Your task is to repeat all of the data exactly while excluding the pictures.
====== DATA PROVIDED ======
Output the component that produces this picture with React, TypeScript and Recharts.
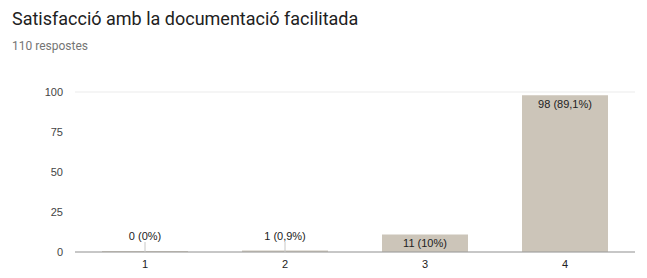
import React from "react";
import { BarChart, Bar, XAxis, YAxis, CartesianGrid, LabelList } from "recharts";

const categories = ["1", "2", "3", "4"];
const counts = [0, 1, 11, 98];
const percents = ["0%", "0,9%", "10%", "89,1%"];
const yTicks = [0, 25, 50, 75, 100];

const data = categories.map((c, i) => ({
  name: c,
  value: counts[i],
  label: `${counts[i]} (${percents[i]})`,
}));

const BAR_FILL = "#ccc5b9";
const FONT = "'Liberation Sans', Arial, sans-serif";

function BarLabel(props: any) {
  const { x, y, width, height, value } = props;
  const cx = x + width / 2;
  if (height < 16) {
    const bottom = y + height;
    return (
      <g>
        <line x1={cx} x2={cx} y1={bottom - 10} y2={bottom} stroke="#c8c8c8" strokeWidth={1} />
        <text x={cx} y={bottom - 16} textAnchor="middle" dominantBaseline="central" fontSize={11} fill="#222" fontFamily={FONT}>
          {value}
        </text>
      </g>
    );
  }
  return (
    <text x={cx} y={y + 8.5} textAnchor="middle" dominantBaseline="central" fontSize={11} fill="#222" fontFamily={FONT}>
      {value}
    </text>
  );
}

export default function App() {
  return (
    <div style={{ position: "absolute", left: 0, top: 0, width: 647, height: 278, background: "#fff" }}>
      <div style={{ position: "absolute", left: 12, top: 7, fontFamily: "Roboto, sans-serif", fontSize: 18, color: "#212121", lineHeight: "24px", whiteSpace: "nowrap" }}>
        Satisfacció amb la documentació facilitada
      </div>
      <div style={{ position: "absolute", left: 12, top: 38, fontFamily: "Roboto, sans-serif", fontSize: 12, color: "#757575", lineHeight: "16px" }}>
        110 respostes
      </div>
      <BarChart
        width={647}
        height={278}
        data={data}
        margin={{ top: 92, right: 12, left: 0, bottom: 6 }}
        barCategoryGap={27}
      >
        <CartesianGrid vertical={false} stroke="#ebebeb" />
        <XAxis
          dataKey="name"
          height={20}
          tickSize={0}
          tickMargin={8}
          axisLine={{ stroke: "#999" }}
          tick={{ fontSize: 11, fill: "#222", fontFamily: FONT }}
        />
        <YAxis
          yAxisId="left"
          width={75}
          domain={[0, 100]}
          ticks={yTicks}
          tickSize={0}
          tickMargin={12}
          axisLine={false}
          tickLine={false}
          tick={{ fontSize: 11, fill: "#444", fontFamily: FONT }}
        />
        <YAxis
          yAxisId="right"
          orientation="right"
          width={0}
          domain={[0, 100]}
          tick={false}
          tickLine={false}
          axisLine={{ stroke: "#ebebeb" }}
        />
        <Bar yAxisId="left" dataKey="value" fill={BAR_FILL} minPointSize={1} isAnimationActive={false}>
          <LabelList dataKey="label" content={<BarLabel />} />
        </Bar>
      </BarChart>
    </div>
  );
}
======
* RESPONSE TO THIS EXERCISE
Output the component that produces this picture with React, TypeScript and Recharts.
import React from "react";
import { BarChart, Bar, XAxis, YAxis, CartesianGrid, LabelList } from "recharts";

const categories = ["1", "2", "3", "4"];
const counts = [0, 1, 11, 98];
const percents = ["0%", "0,9%", "10%", "89,1%"];
const yTicks = [0, 25, 50, 75, 100];

const data = categories.map((c, i) => ({
  name: c,
  value: counts[i],
  label: `${counts[i]} (${percents[i]})`,
}));

const BAR_FILL = "#ccc5b9";
const FONT = "'Liberation Sans', Arial, sans-serif";

function BarLabel(props: any) {
  const { x, y, width, height, value } = props;
  const cx = x + width / 2;
  if (height < 16) {
    const bottom = y + height;
    return (
      <g>
        <line x1={cx} x2={cx} y1={bottom - 10} y2={bottom} stroke="#c8c8c8" strokeWidth={1} />
        <text x={cx} y={bottom - 16} textAnchor="middle" dominantBaseline="central" fontSize={11} fill="#222" fontFamily={FONT}>
          {value}
        </text>
      </g>
    );
  }
  return (
    <text x={cx} y={y + 8.5} textAnchor="middle" dominantBaseline="central" fontSize={11} fill="#222" fontFamily={FONT}>
      {value}
    </text>
  );
}

export default function App() {
  return (
    <div style={{ position: "absolute", left: 0, top: 0, width: 647, height: 278, background: "#fff" }}>
      <div style={{ position: "absolute", left: 12, top: 7, fontFamily: "Roboto, sans-serif", fontSize: 18, color: "#212121", lineHeight: "24px", whiteSpace: "nowrap" }}>
        Satisfacció amb la documentació facilitada
      </div>
      <div style={{ position: "absolute", left: 12, top: 38, fontFamily: "Roboto, sans-serif", fontSize: 12, color: "#757575", lineHeight: "16px" }}>
        110 respostes
      </div>
      <BarChart
        width={647}
        height={278}
        data={data}
        margin={{ top: 92, right: 12, left: 0, bottom: 6 }}
        barCategoryGap={27}
      >
        <CartesianGrid vertical={false} stroke="#ebebeb" />
        <XAxis
          dataKey="name"
          height={20}
          tickSize={0}
          tickMargin={8}
          axisLine={{ stroke: "#999" }}
          tick={{ fontSize: 11, fill: "#222", fontFamily: FONT }}
        />
        <YAxis
          yAxisId="left"
          width={75}
          domain={[0, 100]}
          ticks={yTicks}
          tickSize={0}
          tickMargin={12}
          axisLine={false}
          tickLine={false}
          tick={{ fontSize: 11, fill: "#444", fontFamily: FONT }}
        />
        <YAxis
          yAxisId="right"
          orientation="right"
          width={0}
          domain={[0, 100]}
          tick={false}
          tickLine={false}
          axisLine={{ stroke: "#ebebeb" }}
        />
        <Bar yAxisId="left" dataKey="value" fill={BAR_FILL} minPointSize={1} isAnimationActive={false}>
          <LabelList dataKey="label" content={<BarLabel />} />
        </Bar>
      </BarChart>
    </div>
  );
}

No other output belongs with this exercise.